Whitmer's account is at variance in several ways with Hiram Page’s account

Whitmer's account is at variance in several ways with Hiram Page’s account. Whitmer gets the destination city in Canada wrong (he says Toronto, the other accounts, and the revelation itself, say Kingston) and he did not correctly identify all of the participants (he identified Hiram Page and Oliver Cowdery, while Page noted Joseph Knight and Josiah Stowell). Note that the text of the revelation itself finally clears up the issue of exactly who the revelation was directed to,

...it Pleaseth me that Oliver Cowderey Joseph Knight Hyram Pagee & Josiah Stowel shall do my work in this thing...

Page, an eyewitness, makes no mention at disappointment in Joseph Smith, nor is there any mention of a "false prophecy"

Page also makes no mention or even a hint at disappointment in Joseph Smith, nor is there an accusation that the trip was based upon a "false prophecy," so naturally no subsequent "revelation" is noted by Page explaining the mission’s failure.

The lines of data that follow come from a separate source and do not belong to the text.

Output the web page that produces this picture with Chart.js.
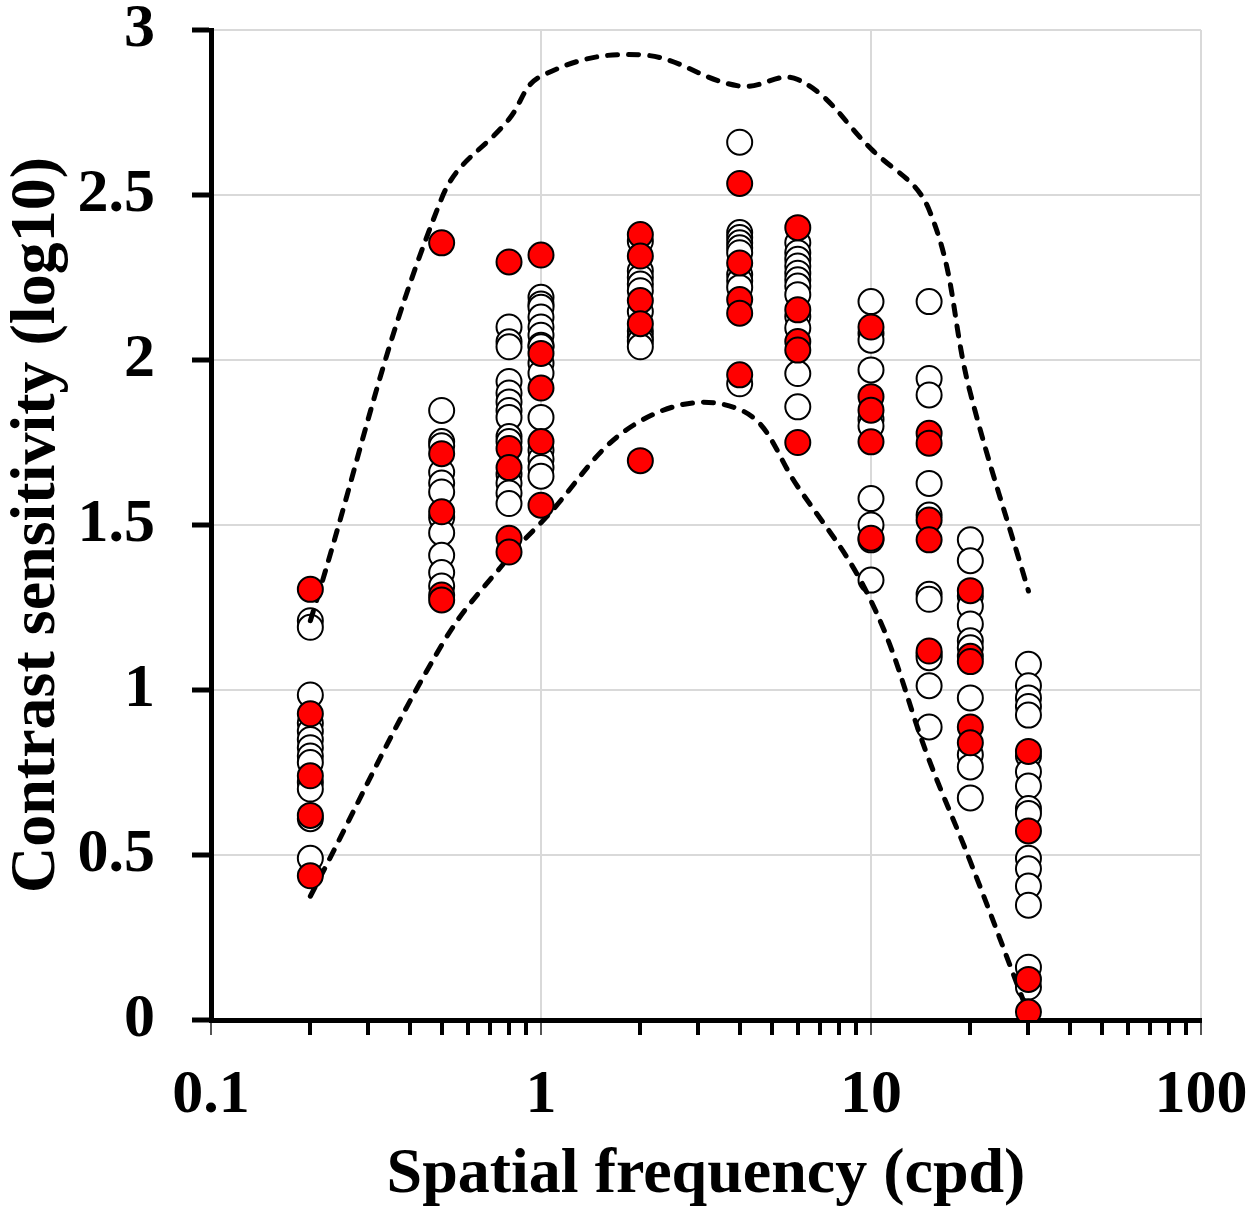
<!DOCTYPE html>
<html lang="en">
<head>
<meta charset="UTF-8">
<title>Contrast sensitivity</title>
<script src="https://cdn.jsdelivr.net/npm/chart.js@4.4.1/dist/chart.umd.min.js"></script>
<style>
    html, body { margin: 0; padding: 0; background: #fff; }
    #chart-wrap { width: 1251px; height: 1211px; }
</style>
</head>
<body>
<div id="chart-wrap"><canvas id="chart-1" width="1251" height="1211"></canvas></div>
<script>
// Tần số không gian (cpd)
const frequencies = [0.2, 0.5, 0.8, 1, 2, 4, 6, 10, 15, 20, 30];

// Điểm trắng, mỗi tần số một mảng
const openValues = [
    [1.21, 1.19, 0.985, 0.90, 0.875, 0.85, 0.825, 0.80, 0.78, 0.72, 0.70, 0.61, 0.49],
    [1.847, 1.753, 1.74, 1.66, 1.627, 1.60, 1.523, 1.476, 1.408, 1.356, 1.315],
    [2.10, 2.055, 2.04, 1.935, 1.90, 1.873, 1.847, 1.826, 1.768, 1.753, 1.654, 1.627, 1.597, 1.565],
    [2.19, 2.17, 2.16, 2.13, 2.10, 2.075, 2.045, 2.04, 1.99, 1.96, 1.826, 1.727, 1.70, 1.674, 1.648],
    [2.36, 2.27, 2.25, 2.23, 2.21, 2.147, 2.088, 2.07, 2.057, 2.04],
    [2.66, 2.386, 2.371, 2.355, 2.34, 2.325, 2.259, 2.24, 2.22, 1.928],
    [2.355, 2.325, 2.305, 2.285, 2.263, 2.243, 2.224, 2.198, 2.132, 2.097, 1.959, 1.858],
    [2.177, 2.08, 2.06, 1.97, 1.82, 1.80, 1.58, 1.50, 1.455, 1.333],
    [2.177, 1.944, 1.894, 1.626, 1.53, 1.29, 1.275, 1.108, 1.098, 1.013, 0.888],
    [1.455, 1.392, 1.285, 1.254, 1.20, 1.149, 1.128, 0.976, 0.804, 0.767, 0.673],
    [1.078, 1.013, 0.976, 0.95, 0.924, 0.80, 0.752, 0.709, 0.641, 0.626, 0.49, 0.458, 0.406, 0.348, 0.16, 0.10]
];

// Điểm đỏ
const redValues = [
    [1.305, 0.928, 0.74, 0.62, 0.437],
    [2.355, 1.716, 1.54, 1.288, 1.273],
    [2.297, 1.732, 1.674, 1.46, 1.418],
    [2.318, 2.02, 1.915, 1.753, 1.56],
    [2.38, 2.315, 2.18, 2.11, 1.695],
    [2.535, 2.294, 2.183, 2.142, 1.955],
    [2.401, 2.152, 2.056, 2.03, 1.75],
    [2.10, 1.889, 1.848, 1.752, 1.46],
    [1.778, 1.748, 1.515, 1.455, 1.118],
    [1.301, 1.102, 1.086, 0.888, 0.84],
    [0.814, 0.573, 0.123, 0.024]
];

// Đường giới hạn trên / dưới (nét đứt)
const upperBound = [1.21, 2.49, 2.73, 2.86, 2.925, 2.83, 2.85, 2.64, 2.455, 1.90, 1.30];
const lowerBound = [0.375, 1.136, 1.403, 1.507, 1.815, 1.85, 1.616, 1.27, 0.788, 0.48, 0.018];

// Vạch trục x (log)
const xTickValues = [0.1, 0.2, 0.3, 0.4, 0.5, 0.6, 0.7, 0.8, 0.9,
    1, 2, 3, 4, 5, 6, 7, 8, 9,
    10, 20, 30, 40, 50, 60, 70, 80, 90, 100];

function isDecade(v) {
    const l = Math.log10(v);
    return Math.abs(l - Math.round(l)) < 1e-9;
}

function toPoints(groups) {
    const pts = [];
    groups.forEach((vals, i) => {
        vals.forEach(v => pts.push({x: frequencies[i], y: v}));
    });
    return pts;
}

function createSensitivityChart() {
    const ctx = document.getElementById('chart-1').getContext('2d');

    Chart.defaults.font.family = "'Liberation Serif', 'Times New Roman', serif";
    Chart.defaults.color = '#000';

    const lineStyle = {
        showLine: true,
        borderColor: '#000',
        borderWidth: 5,
        borderDash: [10, 11],
        borderCapStyle: 'round',
        tension: 0.4,
        pointRadius: 0,
        fill: false
    };

    new Chart(ctx, {
        type: 'scatter',
        data: {
            datasets: [
                {
                    label: 'red',
                    data: toPoints(redValues),
                    backgroundColor: '#ff0000',
                    borderColor: '#000',
                    borderWidth: 2,
                    pointRadius: 12.5
                },
                Object.assign({label: 'upper', data: frequencies.map((f, i) => ({x: f, y: upperBound[i]}))}, lineStyle),
                Object.assign({label: 'lower', data: frequencies.map((f, i) => ({x: f, y: lowerBound[i]}))}, lineStyle),
                {
                    label: 'open',
                    data: toPoints(openValues),
                    backgroundColor: '#fff',
                    borderColor: '#000',
                    borderWidth: 2,
                    pointRadius: 12.5
                }
            ]
        },
        options: {
            responsive: false,
            animation: false,
            layout: {padding: {left: 0, right: 50, top: 30, bottom: 0}},
            plugins: {
                legend: {display: false},
                tooltip: {enabled: false}
            },
            scales: {
                x: {
                    type: 'logarithmic',
                    min: 0.1,
                    max: 100,
                    afterBuildTicks: function (scale) {
                        scale.ticks = xTickValues.map(v => ({value: v}));
                    },
                    afterFit: function (scale) {
                        scale.height = 191;
                        scale.paddingLeft = 0;
                        scale.paddingRight = 0;
                    },
                    ticks: {
                        autoSkip: false,
                        maxRotation: 0,
                        padding: 24,
                        font: {size: 62, weight: 'bold'},
                        callback: function (value) {
                            return isDecade(value) ? String(value) : '';
                        }
                    },
                    grid: {
                        color: c => (c.tick && isDecade(c.tick.value)) ? '#d9d9d9' : 'rgba(0,0,0,0)',
                        lineWidth: 2,
                        tickColor: c => (c.tick && isDecade(c.tick.value)) ? '#555' : '#000',
                        tickWidth: c => (c.tick && isDecade(c.tick.value)) ? 2 : 4,
                        tickLength: 15
                    },
                    border: {color: '#000', width: 5},
                    title: {
                        display: true,
                        text: 'Spatial frequency (cpd)',
                        font: {size: 64, weight: 'bold'},
                        padding: {top: 0, bottom: -3}
                    }
                },
                y: {
                    min: 0,
                    max: 3,
                    afterFit: function (scale) {
                        scale.width = 211;
                        scale.paddingTop = 0;
                        scale.paddingBottom = 0;
                    },
                    ticks: {
                        stepSize: 0.5,
                        autoSkip: false,
                        padding: 37,
                        font: {size: 62, weight: 'bold'},
                        callback: function (value) {
                            return String(value);
                        }
                    },
                    grid: {
                        color: '#d9d9d9',
                        lineWidth: 2,
                        tickColor: '#000',
                        tickWidth: 5,
                        tickLength: 19
                    },
                    border: {color: '#000', width: 5},
                    title: {
                        display: true,
                        text: 'Contrast sensitivity (log10)',
                        font: {size: 64, weight: 'bold'},
                        padding: {top: -1, bottom: 0}
                    }
                }
            }
        }
    });
}

document.addEventListener('DOMContentLoaded', function () {
    createSensitivityChart();
});
</script>
</body>
</html>
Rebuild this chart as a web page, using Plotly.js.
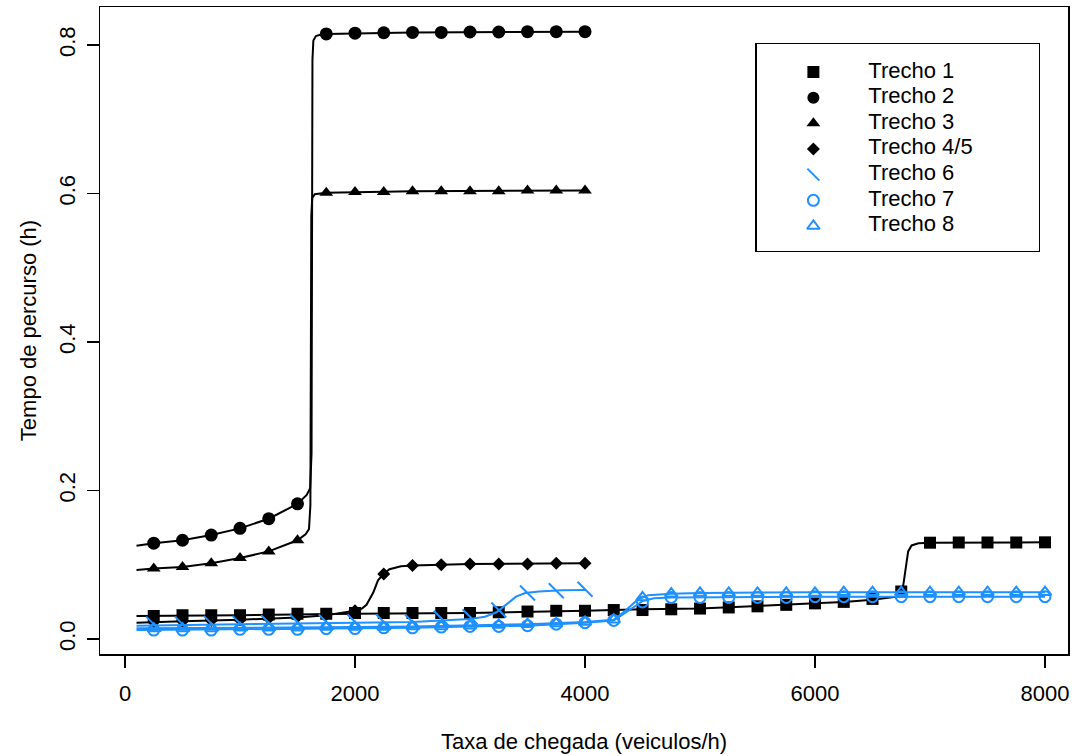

In Whitmer’s 1887 account we learn for the first time of the supposed post-mission revelation where Joseph Smith is told that some revelations are from God, some from devils, some from men. This account is in all likelihood a fabrication. Unlike his consistent, life-long statements concerning the witness of the Gold Plates, this account, which is probably a second-hand retelling of events 57 years after their occurrence, suddenly appears and is wrong on several of the documentable facts, as well as being inconsistent with the first-hand testimony of Hiram Page, given 40 years earlier than Whitmer and by comparison much closer to the actual event.